I shall not be that way very often.throughout my life.

I will not allow myself.


Remember that yellow VW I drove around town getting in trouble?

That was years after that man touched me underwater.

Leaving me scarred, filthy, unclean.

A child, yet now a tarnished soul.

I am in pain. Can you hear me?

Of course not for I am silent.


Wine 'coolers for free.

They are not that much older than me and Mer.

What could go wrong? I drink way too much.

Crawl to the bedroom just to lie down, head spinning.

Wake up to a crushing weight on top of me.

My virtue is stolen. I feel dead.


Of course no one listens to the girl who was impregnated at 17.

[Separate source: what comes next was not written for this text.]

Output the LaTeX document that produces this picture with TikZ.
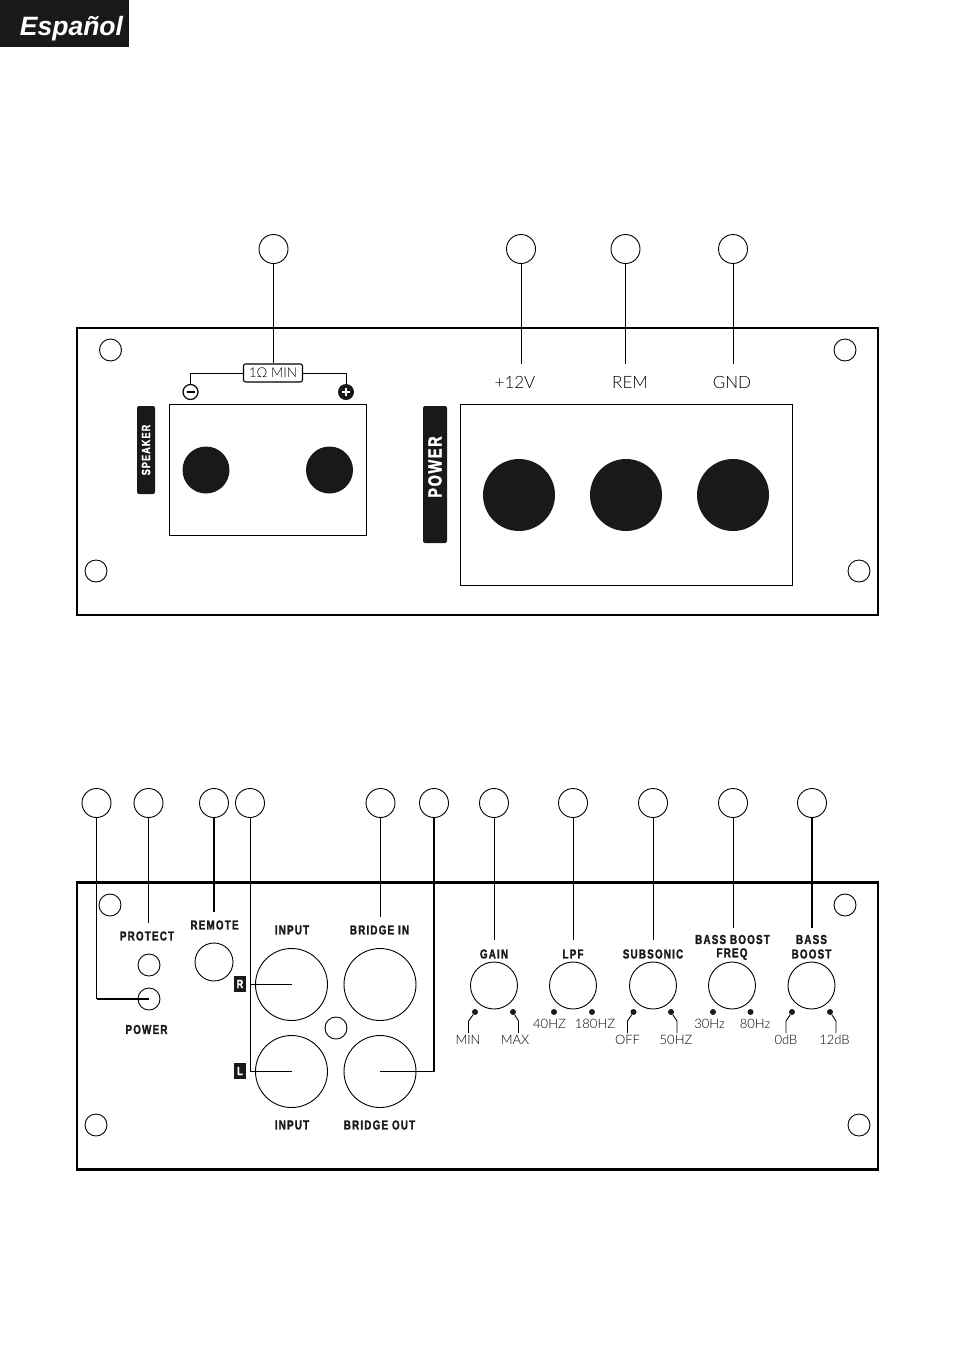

The fingers point in my direction.

I tell myself I don't care.

I was alone.

By choice, but alone.

A beautiful baby girl arrived.


2weeks pass full of bliss and love

I decide I can do it

I am alone. but not by choice

Yet I have this little beautiful baby girl.

She sleeps next to me

She dies next to me in my bed, cold, blood.


It's my honeymoon.

He makes me feel so low.

I shudder at my image.

I am alone again.

Years pass.

A baby boy arrives.


You can't get off the track.

A new baby boy, another lil boy, then that special girl.

Life seems sublime.

What is over the horizon?

A bigger baby boy and our surprise girl.

Is this happiness?


We are late for school.

I have a funeral to be to.

I drive down the hill. The sun blinds me.

My oldest son is cold, brain matter spills out on the seat.

What have I done?

A Loving God?


The ocean, so blue, with its crashing waves.

It is my solace. It is my proof of His existence or is it?

I am relaxed with the family.

My soul still lingers for something more.

Tears fall from my eyes.

Can this be true?


I am 50. My life is ugly again. There is no light.

He lays in the cold ground.

He fought. We fought. We lost. The cancer won.

Breathing is almost impossible.

I feel like a stranger in a strange place.

I am in pain can you here me?


Thursday, September 10, 2020

Harlen is gone

 The sun is setting in the West with a tinge of red and orange in a sorrowful way. The fires are blazing on the West Coast . The fires are destroying my sacred ground. The place where we go to escape, but why not? God has taken what is most precious to me and has left me on charred ground. I wish this life was over. I need Harlen. I ache all over like I have a cruel case of the flu. I see him struggling for his last breath and I want to save him, but the insurance companies and hospital administrators have taken him from me. The stages of grief switch throughout the day. I am mostly sad, not just sad, but heartbroken. I cry most of the day. I like to sleep. In fact I love to sleep. Nightmares haunt my dreams but at least it isn't 18 hours of yearning. I knew he was going to die but did it have to be so fast? I love you Harlen. I will for a lifetime and more.